We went to bed early. “We’ve to be up at 6.30,” I said to the children. Poor Daniel, continuing his bewilderment at the flight arrangements in Europe this summer protested, “But I thought the flight was at 12.” It was but with the three hour early check-in advice, the need to bring back the car and the hour long drive to the airport, this seemed the latest we could leave it.
Monday August 8, 2022
We got to the airport no problem. In fairness, returning the hire car was pretty smooth but, irritatingly, the petrol station at the airport had closed down so waiting to get there to fill up with petrol wasn’t the cunning move we had assumed it would be.
We went to check-in filled with trepidation. People, they took our luggage. We would have paid almost anything at that stage but it wasn’t too dear and it was ultimately pretty painless.
We went and spent a fortune on a last family breakfast in the airport to celebrate clearing the luggage hurdle.
We said goodbye to herself. We had been crimping her style with our inadequate airport expertise, but she still seemed moderately sad to say goodbye, I mean not extremely sad now, to be clear. She was going home to Dublin where my brother was staying in our house for a couple of weeks while we were away. Herself and my brother get on like a house on fire but nonetheless, in my view, he is a challenging housemate. “But,” I said to her, “if anyone can make him toe the line, it’s you.” “Yes,” she said, “if it were a film, I would be a sensitive but troubled teenage boy and he would be a wild horse that no one except me can tame.” Quite.

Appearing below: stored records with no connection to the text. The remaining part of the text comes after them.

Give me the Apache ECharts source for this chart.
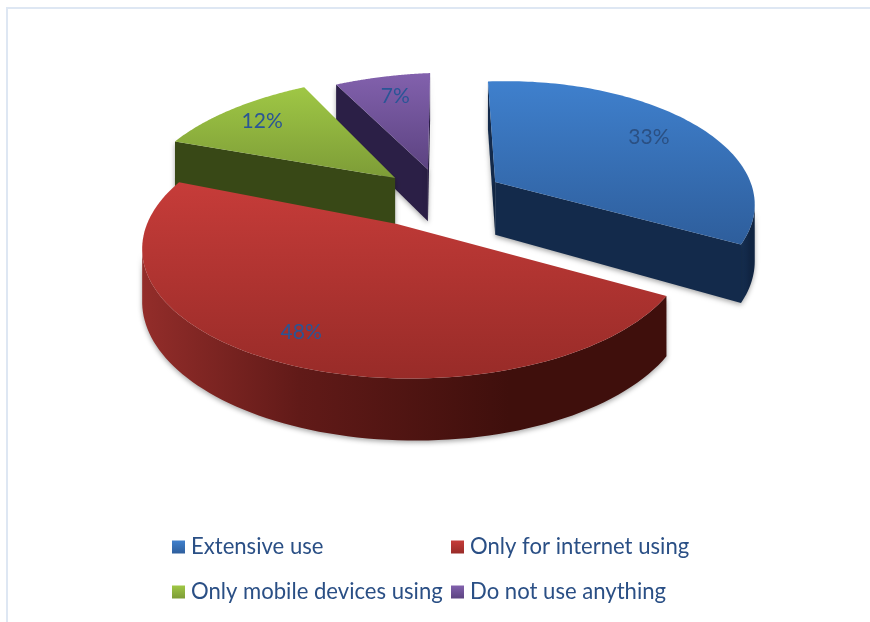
<!DOCTYPE html>
<html>
<head>
<meta charset="utf-8">
<style>html,body{margin:0;padding:0;background:#fff}#chart{width:870px;height:622px}</style>
<script src="https://cdn.jsdelivr.net/npm/echarts@6/dist/echarts.min.js"></script>
</head>
<body>
<div id="chart"></div>
<script>
// Usage shares, in percent, clockwise from twelve o'clock.
const categories = ['Extensive use', 'Only for internet using', 'Only mobile devices using', 'Do not use anything'];
const shares = [33, 48, 12, 7];

// Pulled-out offset of each wedge on the pie's own plane (unit = one radius).
const offsets = [[0.372, 0.339], [0, 0], [-0.019, 0.383], [0.111, 0.455]];
// Rim stretch of each wedge along the plane's two axes.
const rimScale = [[0.905, 1], [1.01, 1], [1.09, 1.07], [1.035, 1.01]];
const drawOrder = [3, 4, 2, 1];
const topColors = [['#3f80cd', '#2e5e9c'], ['#c63c39', '#982b28'], ['#9fc745', '#7d9c37'], ['#8261ad', '#5c4381']];
const sideColors = ['#132a4b', '#45100e', '#384816', '#2b1f46'];
const wallColors = [
  ['#183357', '#132a4b', '#102441'],
  ['#932d2a', '#611a18', '#3f0f0c'],
  ['#384816', '#384816', '#384816'],
  ['#2b1f46', '#2b1f46', '#2b1f46']
];
const labelColors = ['#2b5083', '#2a5596', '#2a5596', '#2a5596'];
const labelNudge = [[16, -2], [-3, 20], [-13, -7], [1, -6]];
const legendSpots = [[172, 536], [451, 536], [172, 581], [451, 581]];

// Perspective view of the pie plane.
const view = { x: 397, y: 224, radius: 265, depthScale: 127.9, tiltY: 0.17, tiltX: -0.07, drift: 8, height: 54, heightGain: 0.7 };

function project(X, Y, Z) {
  const s = 1 / (1 + view.tiltY * Y + view.tiltX * X);
  const drop = Z * view.height * (1 + view.heightGain * (s - 1));
  return [view.x + (view.radius * X + view.drift * Y) * s, view.y - view.depthScale * Y * s + drop];
}

function vGrad(stops) {
  return new echarts.graphic.LinearGradient(0, 0, 0, 1, [{ offset: 0, color: stops[0] }, { offset: 1, color: stops[1] }]);
}

const total = shares.reduce((a, b) => a + b, 0);
const shadow = { shadowBlur: 5, shadowColor: 'rgba(0,0,0,0.35)', shadowOffsetY: 2 };

function renderWedge(index, api) {
  const before = shares.slice(0, index).reduce((a, b) => a + b, 0);
  const start = before / total * Math.PI * 2;
  const end = (before + api.value(0)) / total * Math.PI * 2;
  const [ax, ay] = offsets[index];
  const [sx, sy] = rimScale[index];
  const onRim = (t) => [ax + sx * Math.sin(t), ay + sy * Math.cos(t)];
  const steps = 96;
  const rimTop = [];
  const rimBottom = [];
  for (let i = 0; i <= steps; i++) {
    const p = onRim(start + (end - start) * i / steps);
    rimTop.push(project(p[0], p[1], 0));
    rimBottom.push(project(p[0], p[1], 1));
  }
  const apexTop = project(ax, ay, 0);
  const apexBottom = project(ax, ay, 1);
  const children = [];

  // Outer wall: only the stretch of rim running right to left faces the viewer.
  const wallTop = [];
  const wallBottom = [];
  for (let i = 0; i <= steps; i++) {
    const next = rimTop[Math.min(i + 1, steps)][0] - rimTop[Math.max(i - 1, 0)][0];
    if (next < 0) { wallTop.push(rimTop[i]); wallBottom.unshift(rimBottom[i]); }
  }
  if (wallTop.length > 1) {
    const w = wallColors[index];
    children.push({
      type: 'polygon',
      shape: { points: wallTop.concat(wallBottom) },
      style: Object.assign({
        fill: new echarts.graphic.LinearGradient(0, 0, 1, 0, [
          { offset: 0, color: w[0] }, { offset: 0.3, color: w[1] }, { offset: 0.7, color: w[2] }, { offset: 1, color: w[2] }
        ])
      }, shadow)
    });
  }

  // Cut faces of the wedge, same visibility rule as the wall.
  const faces = [
    [apexTop, rimTop[0], rimBottom[0], apexBottom],
    [rimTop[steps], apexTop, apexBottom, rimBottom[steps]]
  ];
  faces.forEach((f) => {
    if (f[1][0] - f[0][0] < 0) {
      children.push({ type: 'polygon', shape: { points: f }, style: Object.assign({ fill: sideColors[index] }, shadow) });
    }
  });

  // Top surface.
  children.push({
    type: 'polygon',
    shape: { points: [apexTop].concat(rimTop) },
    style: { fill: vGrad(topColors[index]) }
  });

  // Value label, seven tenths of the way along the wedge's middle radius.
  const mid = (start + end) / 2;
  const at = project(ax + 0.7 * sx * Math.sin(mid), ay + 0.7 * sy * Math.cos(mid), 0);
  children.push({
    type: 'text',
    style: {
      x: at[0] + labelNudge[index][0], y: at[1] + labelNudge[index][1], text: api.value(0) + '%',
      fill: labelColors[index], font: '21px Lato, sans-serif',
      textAlign: 'center', textVerticalAlign: 'middle'
    }
  });
  return { type: 'group', children };
}

const chart = echarts.init(document.getElementById('chart'), null, { renderer: 'canvas' });
chart.setOption({
  animation: false,
  backgroundColor: '#ffffff',
  legend: categories.map((name, i) => ({
    data: [name],
    left: legendSpots[i][0],
    top: legendSpots[i][1],
    padding: 0,
    selectedMode: false,
    icon: 'rect',
    itemWidth: 13,
    itemHeight: 13,
    textStyle: { color: '#2a4f85', fontFamily: 'Lato, sans-serif', fontSize: 22.1, padding: [0, 0, 0, 1] }
  })),
  graphic: [{
    type: 'polyline',
    shape: { points: [[7, 622], [7, 8], [870, 8]] },
    style: { stroke: '#dee7f3', lineWidth: 2, fill: null },
    silent: true
  }],
  series: categories.map((name, i) => ({
    type: 'custom',
    name,
    coordinateSystem: 'none',
    z: drawOrder[i],
    itemStyle: { color: vGrad(topColors[i]) },
    data: [shares[i]],
    renderItem: (params, api) => renderWedge(i, api)
  }))
});
</script>
</body>
</html>
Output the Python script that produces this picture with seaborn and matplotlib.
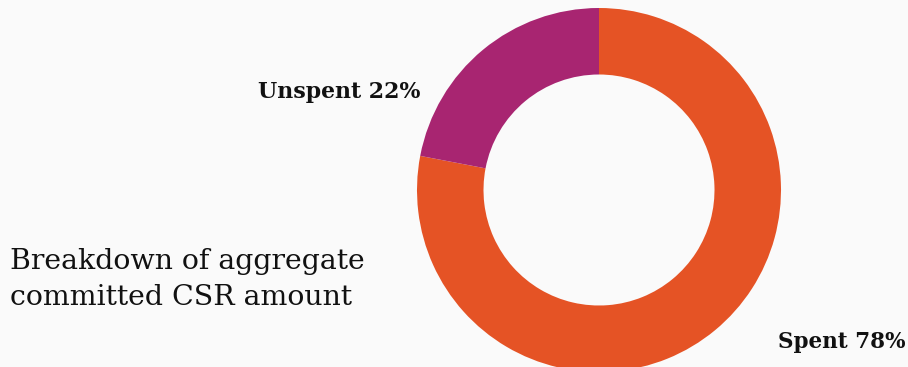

Anyway we got to our gate, herself got to her gate and there was, frankly, relief all round. Honestly the airport experience is now so uniformly vile. It’s just got worse and worse over my life time. My father’s experience of airports in the 60s, 70s, 80s and 90s (which he hated, he travelled regularly for work) is almost unrecognisable. Even my own experience from 20 years ago was way better. I suppose discouraging air travel is good for the climate emergency. I am discouraged.